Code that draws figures
* * * * * * *

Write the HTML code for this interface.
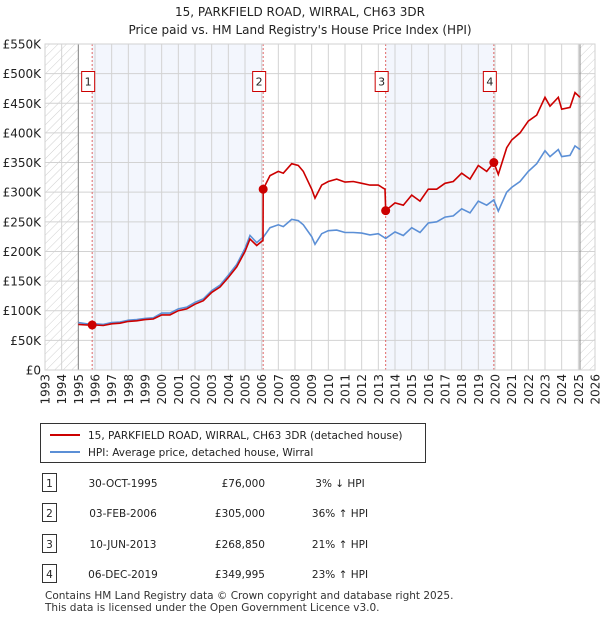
<!DOCTYPE html>
<html><head><meta charset="utf-8"><style>
body{margin:0;background:#fff;font-family:"DejaVu Sans","Liberation Sans",sans-serif;}
#wrap{position:relative;width:600px;height:620px;overflow:hidden;}
svg text{font-family:"DejaVu Sans","Liberation Sans",sans-serif;}
</style></head><body><div id="wrap">
<svg id="chart" width="600" height="620" style="position:absolute;left:0;top:0"></svg>
</div>
<script>
const years=[1993,1994,1995,1996,1997,1998,1999,2000,2001,2002,2003,2004,2005,2006,2007,2008,2009,2010,2011,2012,2013,2014,2015,2016,2017,2018,2019,2020,2021,2022,2023,2024,2025,2026];
const yTicks=[0,50,100,150,200,250,300,350,400,450,500,550];
const yTickLabels=["£0","£50K","£100K","£150K","£200K","£250K","£300K","£350K","£400K","£450K","£500K","£550K"];
const hpiT=[1995,1995.5,1996,1996.5,1997,1997.5,1998,1998.5,1999,1999.5,2000,2000.5,2001,2001.5,2002,2002.5,2003,2003.5,2004,2004.5,2005,2005.3,2005.7,2006,2006.1,2006.5,2007,2007.3,2007.8,2008.2,2008.5,2009,2009.2,2009.6,2010,2010.5,2011,2011.5,2012,2012.5,2013,2013.44,2014,2014.5,2015,2015.5,2016,2016.5,2017,2017.5,2018,2018.5,2019,2019.5,2019.93,2020.2,2020.7,2021,2021.5,2022,2022.5,2023,2023.3,2023.8,2024,2024.5,2024.8,2025.1];
const hpiV=[80,78,78,77,80,81,84,85,87,88,96,96,103,106,114,120,134,143,160,178,205,227,215,222,224,240,245,242,254,252,245,225,212,230,235,236,232,232,231,228,230,222,233,227,240,232,248,250,258,260,272,265,285,278,287,268,300,308,318,335,348,370,360,372,360,362,378,372];
const priceT=[1995,1995.5,1995.83,1996,1996.5,1997,1997.5,1998,1998.5,1999,1999.5,2000,2000.5,2001,2001.5,2002,2002.5,2003,2003.5,2004,2004.5,2005,2005.3,2005.7,2006,2006.08,2006.09,2006.5,2007,2007.3,2007.8,2008.2,2008.5,2009,2009.2,2009.6,2010,2010.5,2011,2011.5,2012,2012.5,2013,2013.4,2013.44,2014,2014.5,2015,2015.5,2016,2016.5,2017,2017.5,2018,2018.5,2019,2019.5,2019.93,2020.2,2020.7,2021,2021.5,2022,2022.5,2023,2023.3,2023.8,2024,2024.5,2024.8,2025.1];
const priceV=[77,76,76,76,75,78,79,82,83,85,86,93,93,100,103,111,117,131,140,156,174,200,221,210,217,219,305,328,335,332,348,345,335,305,290,312,318,322,317,318,315,312,312,305,268.85,282,278,295,285,305,305,315,318,332,322,345,335,350,330,375,388,400,420,430,460,445,460,440,443,468,460];
const saleT=[1995.83,2006.09,2013.44,2019.93];
const saleV=[76,305,268.85,349.995];
const saleLabels=["1","2","3","4"];
const saleDates=["30-OCT-1995","03-FEB-2006","10-JUN-2013","06-DEC-2019"];
const salePrices=["£76,000","£305,000","£268,850","£349,995"];
const saleHpi=["3% ↓ HPI","36% ↑ HPI","21% ↑ HPI","23% ↑ HPI"];

const NS="http://www.w3.org/2000/svg";
const svg=document.getElementById('chart');
const X0=45,X1=595,Y0=370,Y1=44;
const xs=t=>X0+(t-1993)*(X1-X0)/33;
const ys=v=>Y0-v*(Y0-Y1)/550;
function mk(tag,a,parent){const e=document.createElementNS(NS,tag);for(const k in a)e.setAttribute(k,a[k]);(parent||svg).appendChild(e);return e;}
const defs=mk('defs',{});
const pat=mk('pattern',{id:'hatch',width:6,height:6,patternUnits:'userSpaceOnUse',patternTransform:'rotate(45)'},defs);
mk('line',{x1:0,y1:0,x2:0,y2:6,stroke:'#d0d0d0','stroke-width':1},pat);
let e=mk('text',{x:300,y:16,'text-anchor':'middle','font-size':12,fill:'#222'});e.textContent="15, PARKFIELD ROAD, WIRRAL, CH63 3DR";

e=mk('text',{x:300,y:34,'text-anchor':'middle','font-size':12,fill:'#222'});e.textContent="Price paid vs. HM Land Registry's House Price Index (HPI)";

[[0,1],[2,3]].forEach(p=>{const r=mk('rect',{x:xs(saleT[p[0]]),y:Y1,width:xs(saleT[p[1]])-xs(saleT[p[0]]),height:Y0-Y1,fill:'#f3f6fd'});
});
e=mk('rect',{x:X0,y:Y1,width:xs(1995)-X0,height:Y0-Y1,fill:'url(#hatch)'});

e=mk('rect',{x:xs(2025.1),y:Y1,width:X1-xs(2025.1),height:Y0-Y1,fill:'url(#hatch)'});

years.forEach(y=>{const l=mk('line',{x1:xs(y),x2:xs(y),y1:Y1,y2:Y0,stroke:'#d2d2d2','stroke-width':1});

const t=mk('text',{x:0,y:0,'font-size':12,fill:'#222','text-anchor':'end',transform:`translate(${xs(y)+4.5},374) rotate(-90)`});t.textContent=y;
});
yTicks.forEach((v,i)=>{const l=mk('line',{x1:X0,x2:X1,y1:ys(v),y2:ys(v),stroke:'#d2d2d2','stroke-width':1});

const t=mk('text',{x:41,y:ys(v)+4.5,'font-size':12,fill:'#222','text-anchor':'end'});t.textContent=yTickLabels[i];
});
e=mk('line',{x1:xs(1995),x2:xs(1995),y1:Y1,y2:Y0,stroke:'#888'});
e=mk('line',{x1:xs(2025.1),x2:xs(2025.1),y1:Y1,y2:Y0,stroke:'#888'});
saleT.forEach((t,i)=>{const l=mk('line',{x1:xs(t),x2:xs(t),y1:Y1,y2:Y0,stroke:'#e06666','stroke-dasharray':'2,2','stroke-width':1});

const g=mk('g',{});
const cx=xs(t)-4;
mk('rect',{x:cx-6.5,y:71.5,width:13,height:20,fill:'#fff',stroke:'#c00'},g);
const tx=mk('text',{x:cx,y:85.5,'text-anchor':'middle','font-size':11,fill:'#222'},g);tx.textContent=saleLabels[i];});
const path=(T,V)=>T.map((t,i)=>(i?'L':'M')+xs(t).toFixed(1)+','+ys(V[i]).toFixed(1)).join('');
e=mk('path',{d:path(hpiT,hpiV),fill:'none',stroke:'#5b8fd6','stroke-width':1.6});

e=mk('path',{d:path(priceT,priceV),fill:'none',stroke:'#cc0000','stroke-width':1.6});

saleT.forEach((t,i)=>{const c=mk('circle',{cx:xs(t),cy:ys(saleV[i]),r:4.5,fill:'#cc0000'});
});
mk('rect',{x:X0,y:Y1,width:X1-X0,height:Y0-Y1,fill:'none',stroke:'#d2d2d2'});
const lg=mk('g',{});
mk('rect',{x:40.5,y:423.5,width:385,height:39,fill:'#fff',stroke:'#333'},lg);
mk('line',{x1:50,x2:80,y1:435,y2:435,stroke:'#cc0000','stroke-width':2},lg);
e=mk('text',{x:88,y:439,'font-size':10.5,fill:'#222'},lg);e.textContent="15, PARKFIELD ROAD, WIRRAL, CH63 3DR (detached house)";

mk('line',{x1:50,x2:80,y1:452,y2:452,stroke:'#5b8fd6','stroke-width':2},lg);
e=mk('text',{x:88,y:456,'font-size':10.5,fill:'#222'},lg);e.textContent="HPI: Average price, detached house, Wirral";

const rowY=[483,513,544,574];
rowY.forEach((y,i)=>{const g=mk('g',{});
mk('rect',{x:42.5,y:y-9.5,width:14,height:18,fill:'#fff',stroke:'#333'},g);
let t=mk('text',{x:49.5,y:y+4,'text-anchor':'middle','font-size':10.5,fill:'#222'},g);t.textContent=saleLabels[i];
t=mk('text',{x:123,y:y+4,'text-anchor':'middle','font-size':10.5,fill:'#222'},g);t.textContent=saleDates[i];
t=mk('text',{x:265,y:y+4,'text-anchor':'end','font-size':10.5,fill:'#222'},g);t.textContent=salePrices[i];
t=mk('text',{x:340,y:y+4,'text-anchor':'middle','font-size':10.5,fill:'#222'},g);t.textContent=saleHpi[i];});
e=mk('text',{x:45,y:599,'font-size':10.5,fill:'#333'});e.textContent="Contains HM Land Registry data © Crown copyright and database right 2025.";

e=mk('text',{x:45,y:611,'font-size':10.5,fill:'#333'});e.textContent="This data is licensed under the Open Government Licence v3.0.";

</script></body></html>
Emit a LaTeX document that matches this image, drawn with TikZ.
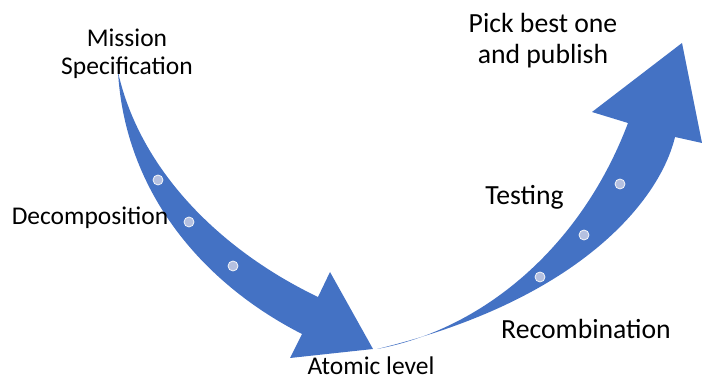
\documentclass[tikz,border=0pt]{standalone}
\usepackage{fontspec}
\setmainfont{Carlito}
\usepackage{tikz}
\usetikzlibrary{positioning}
\definecolor{flecha}{RGB}{68,114,196}
\definecolor{punto}{RGB}{180,192,224}
\tikzstyle{etiqueta} = [inner sep=0pt, align=center, font=\fontsize{25.5}{28.5}\selectfont]
\tikzstyle{etiquetagrande} = [inner sep=0pt, align=center, font=\fontsize{27.7}{31}\selectfont]
\tikzstyle{punto} = [fill=punto, draw=white!85!punto, line width=0.8pt]

\begin{document}
\begin{tikzpicture}[x=1pt,y=-1pt]
		\useasboundingbox (0,0) rectangle (702,379);
		% flecha de bajada
		\fill[flecha] (118,72) .. controls (140,170) and (220,250) .. (318,297)
			-- (330,272) -- (373,349) -- (290,358) -- (302,334)
			.. controls (200,282) and (125,190) .. (118,72) -- cycle;
		% flecha de subida
		\fill[flecha] (377,349) .. controls (480,330) and (580,250) .. (628,123)
			-- (592,112) -- (682,43) -- (702,143) -- (675,137)
			.. controls (660,200) and (580,300) .. (377,349) -- cycle;
		\foreach \Xc/\Yc in {158/180,189/222,233/266,540/277,584/235,620/184}
		{
			\fill[punto] (\Xc,\Yc) circle (5);
		}
		\node[etiqueta] (mision) at (127,54) {Mission\\Specification};
		\node[etiqueta] (descomp) at (90,218) {Decomposition};
		\node[etiqueta] (atomico) at (371,366) {Atomic level};
		\node[etiquetagrande] (recomb) at (586,329) {Recombination};
		\node[etiquetagrande] (prueba) at (524.5,197) {Testing};
		\node[etiquetagrande] (publica) at (543,41) {Pick best one\\and publish};
\end{tikzpicture}
\end{document}
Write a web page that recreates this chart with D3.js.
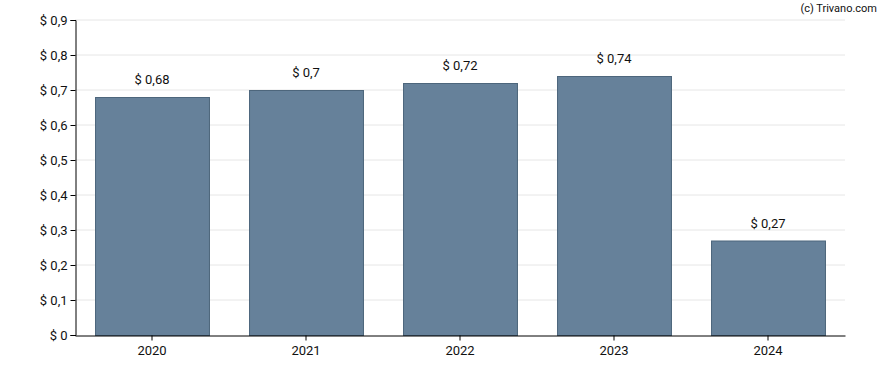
<!DOCTYPE html>
<meta charset="utf-8">
<html>
<head>
  <script src="https://d3js.org/d3.v7.min.js"></script>
  <style>
    body { margin: 0; background: #fff; }
    text { font-family: Roboto, sans-serif; }
  </style>
</head>
<body>
  <svg></svg>
  <script type="text/javascript">
    // chart values
    var years = ['2020', '2021', '2022', '2023', '2024']
    var dividends = [0.68, 0.70, 0.72, 0.74, 0.27]
    var yTicks = [0, 0.1, 0.2, 0.3, 0.4, 0.5, 0.6, 0.7, 0.8, 0.9]

    const width = 888
    const height = 370
    const margin = { top: 20, right: 43, bottom: 35, left: 75 }

    const svg = d3.select('svg')
      .attr('width', width)
      .attr('height', height)

    // numbers in the picture use a comma as decimal mark
    function money(v) {
      return '$ ' + String(+v.toFixed(2)).replace('.', ',')
    }

    var x = d3.scaleBand()
      .domain(years)
      .range([margin.left, width - margin.right])
      .paddingInner(0.26)
      .paddingOuter(0.13)

    var y = d3.scaleLinear()
      .domain([0, 0.9])
      .range([height - margin.bottom, margin.top])

    // grid
    svg.append('g')
      .selectAll('line')
      .data(yTicks.slice(1))
      .enter().append('line')
      .attr('x1', margin.left)
      .attr('x2', width - margin.right)
      .attr('y1', d => y(d))
      .attr('y2', d => y(d))
      .attr('stroke', '#e6e6e6')
      .attr('stroke-width', 1)

    // bars
    svg.append('g')
      .selectAll('rect')
      .data(dividends)
      .enter().append('rect')
      .attr('x', (d, i) => x(years[i]) + 0.5)
      .attr('y', d => y(d) + 0.5)
      .attr('width', x.bandwidth())
      .attr('height', d => y(0) - y(d))
      .attr('fill', '#66819a')
      .attr('stroke', '#4d667c')
      .attr('stroke-width', 1)

    // value labels
    svg.append('g')
      .selectAll('text')
      .data(dividends)
      .enter().append('text')
      .attr('x', (d, i) => x(years[i]) + x.bandwidth() / 2)
      .attr('y', d => y(d) - 13)
      .attr('text-anchor', 'middle')
      .attr('font-size', 13)
      .attr('fill', '#111')
      .text(d => money(d))

    // axes
    var yAxis = d3.axisLeft(y)
      .tickValues(yTicks)
      .tickSize(5)
      .tickFormat(d => money(d))
    var gy = svg.append('g')
      .attr('transform', 'translate(' + (margin.left + 0.5) + ',0)')
      .call(yAxis)
    gy.select('.domain').attr('stroke', '#000')
    gy.selectAll('text').attr('font-size', 13).attr('fill', '#111')
      .attr('font-family', 'Roboto, sans-serif')

    var xAxis = d3.axisBottom(x).tickSize(5).tickSizeOuter(0)
    var gx = svg.append('g')
      .attr('transform', 'translate(0,' + (y(0) + 0.5) + ')')
      .call(xAxis)
    gx.select('.domain').attr('stroke', '#000')
    gx.selectAll('text').attr('font-size', 13).attr('fill', '#111')
      .attr('font-family', 'Roboto, sans-serif').attr('dy', '0.9em')

    // credit
    svg.append('text')
      .attr('x', width - 11)
      .attr('y', 12)
      .attr('text-anchor', 'end')
      .attr('font-size', 11)
      .attr('fill', '#111')
      .text('(c) Trivano.com')
  </script>
</body>
</html>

* * * * * * *

Your objective: The copy should hold exactly the lines from the line with "Emit a LaTeX" to the line with "draw=white!85!punto, line width=0.8pt]", both ends in, set down without any pictures and with nothing added.

Task solution:
Emit a LaTeX document that matches this image, drawn with TikZ.
\documentclass[tikz,border=0pt]{standalone}
\usepackage{fontspec}
\setmainfont{Carlito}
\usepackage{tikz}
\usetikzlibrary{positioning}
\definecolor{flecha}{RGB}{68,114,196}
\definecolor{punto}{RGB}{180,192,224}
\tikzstyle{etiqueta} = [inner sep=0pt, align=center, font=\fontsize{25.5}{28.5}\selectfont]
\tikzstyle{etiquetagrande} = [inner sep=0pt, align=center, font=\fontsize{27.7}{31}\selectfont]
\tikzstyle{punto} = [fill=punto, draw=white!85!punto, line width=0.8pt]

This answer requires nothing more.